### Your task
Write out only the span of lines that begins at the line with "Emit a Python" and ends at the line with "ML, MR, MT, MB = 50, 0, 52, 64". Keep both end lines, word for word.

### Listed records
◇ ◇ ◇ ◇ ◇ ◇ ◇

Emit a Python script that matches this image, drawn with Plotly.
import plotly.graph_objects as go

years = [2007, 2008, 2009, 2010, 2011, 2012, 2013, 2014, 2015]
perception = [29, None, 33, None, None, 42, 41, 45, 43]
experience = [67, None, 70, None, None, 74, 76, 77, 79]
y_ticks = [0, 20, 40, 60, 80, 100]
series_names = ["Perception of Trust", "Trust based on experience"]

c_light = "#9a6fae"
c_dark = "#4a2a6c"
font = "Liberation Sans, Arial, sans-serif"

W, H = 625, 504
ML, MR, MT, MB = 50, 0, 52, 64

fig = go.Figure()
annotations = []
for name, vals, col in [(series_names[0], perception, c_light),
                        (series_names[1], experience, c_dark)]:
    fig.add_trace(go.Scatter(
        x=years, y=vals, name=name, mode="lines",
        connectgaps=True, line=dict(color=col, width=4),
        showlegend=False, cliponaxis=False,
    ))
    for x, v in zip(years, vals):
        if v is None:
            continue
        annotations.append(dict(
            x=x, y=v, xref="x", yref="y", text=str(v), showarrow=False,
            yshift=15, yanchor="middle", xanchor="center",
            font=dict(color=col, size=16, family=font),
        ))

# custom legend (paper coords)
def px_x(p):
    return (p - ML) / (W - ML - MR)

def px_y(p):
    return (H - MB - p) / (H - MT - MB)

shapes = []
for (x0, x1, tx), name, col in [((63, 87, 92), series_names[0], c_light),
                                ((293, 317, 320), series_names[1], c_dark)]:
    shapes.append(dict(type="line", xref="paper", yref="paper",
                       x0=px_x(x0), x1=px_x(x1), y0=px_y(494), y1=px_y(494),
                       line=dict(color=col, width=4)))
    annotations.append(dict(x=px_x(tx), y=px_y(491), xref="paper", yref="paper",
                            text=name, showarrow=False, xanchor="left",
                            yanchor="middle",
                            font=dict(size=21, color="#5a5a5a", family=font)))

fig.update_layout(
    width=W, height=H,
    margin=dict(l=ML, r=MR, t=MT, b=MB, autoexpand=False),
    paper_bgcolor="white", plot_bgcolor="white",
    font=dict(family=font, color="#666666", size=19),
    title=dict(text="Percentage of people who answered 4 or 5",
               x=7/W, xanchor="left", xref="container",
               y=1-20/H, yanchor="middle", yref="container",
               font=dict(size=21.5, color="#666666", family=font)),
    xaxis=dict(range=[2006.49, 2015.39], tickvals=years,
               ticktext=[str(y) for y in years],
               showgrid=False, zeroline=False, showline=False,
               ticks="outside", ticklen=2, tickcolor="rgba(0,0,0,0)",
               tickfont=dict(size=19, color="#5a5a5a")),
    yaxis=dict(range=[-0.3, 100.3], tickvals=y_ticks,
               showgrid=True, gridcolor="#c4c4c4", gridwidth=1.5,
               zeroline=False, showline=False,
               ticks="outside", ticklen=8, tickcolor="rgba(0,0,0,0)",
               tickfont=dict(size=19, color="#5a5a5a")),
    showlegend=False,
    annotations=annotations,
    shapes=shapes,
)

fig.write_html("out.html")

◇ ◇ ◇ ◇ ◇ ◇ ◇

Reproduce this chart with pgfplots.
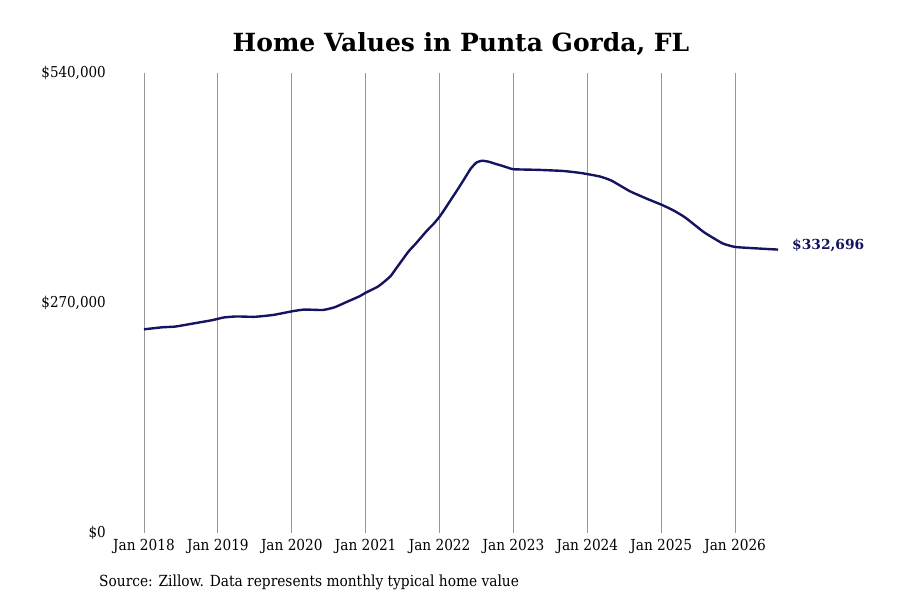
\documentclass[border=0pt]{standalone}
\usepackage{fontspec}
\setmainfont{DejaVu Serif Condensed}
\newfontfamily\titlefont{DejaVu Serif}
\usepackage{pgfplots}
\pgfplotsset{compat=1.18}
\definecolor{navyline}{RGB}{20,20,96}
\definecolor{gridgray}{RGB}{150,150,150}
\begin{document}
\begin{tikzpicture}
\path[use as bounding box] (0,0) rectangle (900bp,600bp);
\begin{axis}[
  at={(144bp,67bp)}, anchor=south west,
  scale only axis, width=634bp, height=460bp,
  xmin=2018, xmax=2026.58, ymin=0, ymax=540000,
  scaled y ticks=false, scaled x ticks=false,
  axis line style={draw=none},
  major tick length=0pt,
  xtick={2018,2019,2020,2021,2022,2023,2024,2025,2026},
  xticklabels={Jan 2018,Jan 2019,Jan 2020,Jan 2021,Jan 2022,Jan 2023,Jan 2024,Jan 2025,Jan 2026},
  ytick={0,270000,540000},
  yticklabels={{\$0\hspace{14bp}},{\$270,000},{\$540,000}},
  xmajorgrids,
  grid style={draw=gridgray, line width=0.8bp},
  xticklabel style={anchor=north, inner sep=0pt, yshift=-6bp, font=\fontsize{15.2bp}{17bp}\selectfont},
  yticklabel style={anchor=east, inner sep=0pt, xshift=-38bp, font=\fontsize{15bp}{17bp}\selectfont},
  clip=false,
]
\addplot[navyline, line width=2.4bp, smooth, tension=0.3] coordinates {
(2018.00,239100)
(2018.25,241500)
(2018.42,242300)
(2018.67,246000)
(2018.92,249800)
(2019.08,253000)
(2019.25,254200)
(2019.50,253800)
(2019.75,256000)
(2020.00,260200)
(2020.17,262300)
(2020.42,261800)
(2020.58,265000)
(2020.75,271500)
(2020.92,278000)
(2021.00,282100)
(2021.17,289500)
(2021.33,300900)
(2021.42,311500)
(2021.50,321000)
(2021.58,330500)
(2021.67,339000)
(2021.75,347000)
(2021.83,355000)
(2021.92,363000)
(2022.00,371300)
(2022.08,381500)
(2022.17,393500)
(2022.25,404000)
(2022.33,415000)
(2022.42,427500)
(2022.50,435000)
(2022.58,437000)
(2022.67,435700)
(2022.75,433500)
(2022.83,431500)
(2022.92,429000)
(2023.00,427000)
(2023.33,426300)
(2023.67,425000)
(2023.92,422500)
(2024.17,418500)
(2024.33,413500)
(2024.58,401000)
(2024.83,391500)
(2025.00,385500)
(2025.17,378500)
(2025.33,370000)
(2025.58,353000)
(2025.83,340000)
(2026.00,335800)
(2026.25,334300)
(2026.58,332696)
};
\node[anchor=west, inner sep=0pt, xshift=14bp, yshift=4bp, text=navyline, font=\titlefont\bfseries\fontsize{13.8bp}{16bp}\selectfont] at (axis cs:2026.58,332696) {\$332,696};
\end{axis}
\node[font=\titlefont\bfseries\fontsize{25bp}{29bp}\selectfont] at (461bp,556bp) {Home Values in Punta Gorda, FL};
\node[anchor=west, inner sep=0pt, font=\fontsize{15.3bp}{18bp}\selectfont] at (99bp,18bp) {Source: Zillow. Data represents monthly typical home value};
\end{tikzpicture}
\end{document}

◇ ◇ ◇ ◇ ◇ ◇ ◇

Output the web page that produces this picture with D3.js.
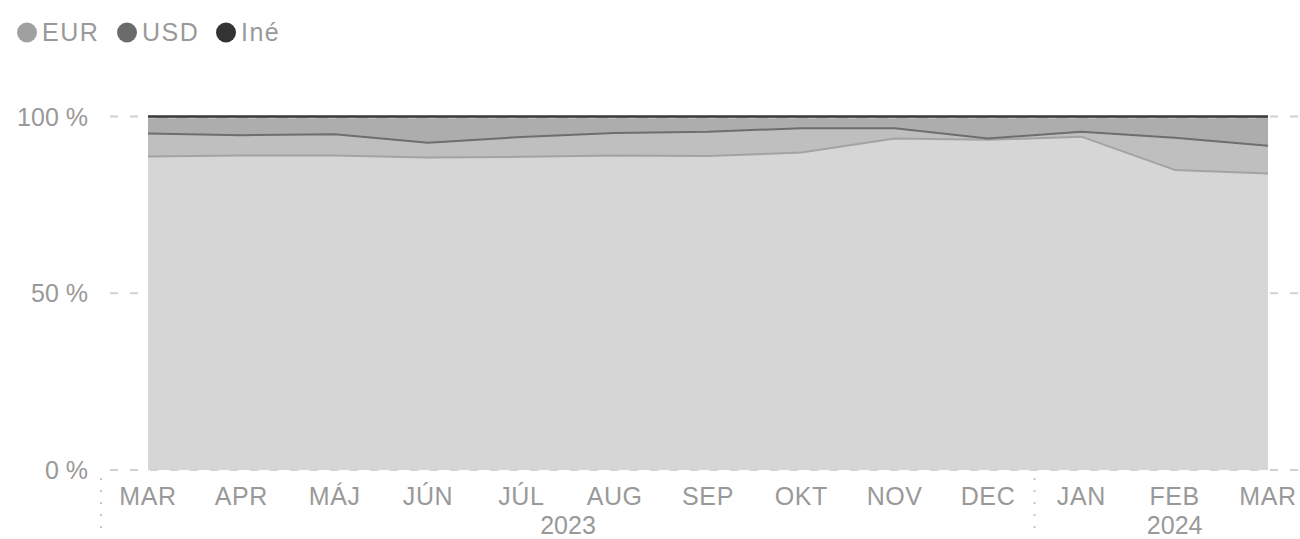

◇ ◇ ◇ ◇ ◇ ◇ ◇

### Expected answer
Emit a Python script that matches this image, drawn with Plotly.
import plotly.graph_objects as go

years = [2007, 2008, 2009, 2010, 2011, 2012, 2013, 2014, 2015]
perception = [29, None, 33, None, None, 42, 41, 45, 43]
experience = [67, None, 70, None, None, 74, 76, 77, 79]
y_ticks = [0, 20, 40, 60, 80, 100]
series_names = ["Perception of Trust", "Trust based on experience"]

c_light = "#9a6fae"
c_dark = "#4a2a6c"
font = "Liberation Sans, Arial, sans-serif"

W, H = 625, 504
ML, MR, MT, MB = 50, 0, 52, 64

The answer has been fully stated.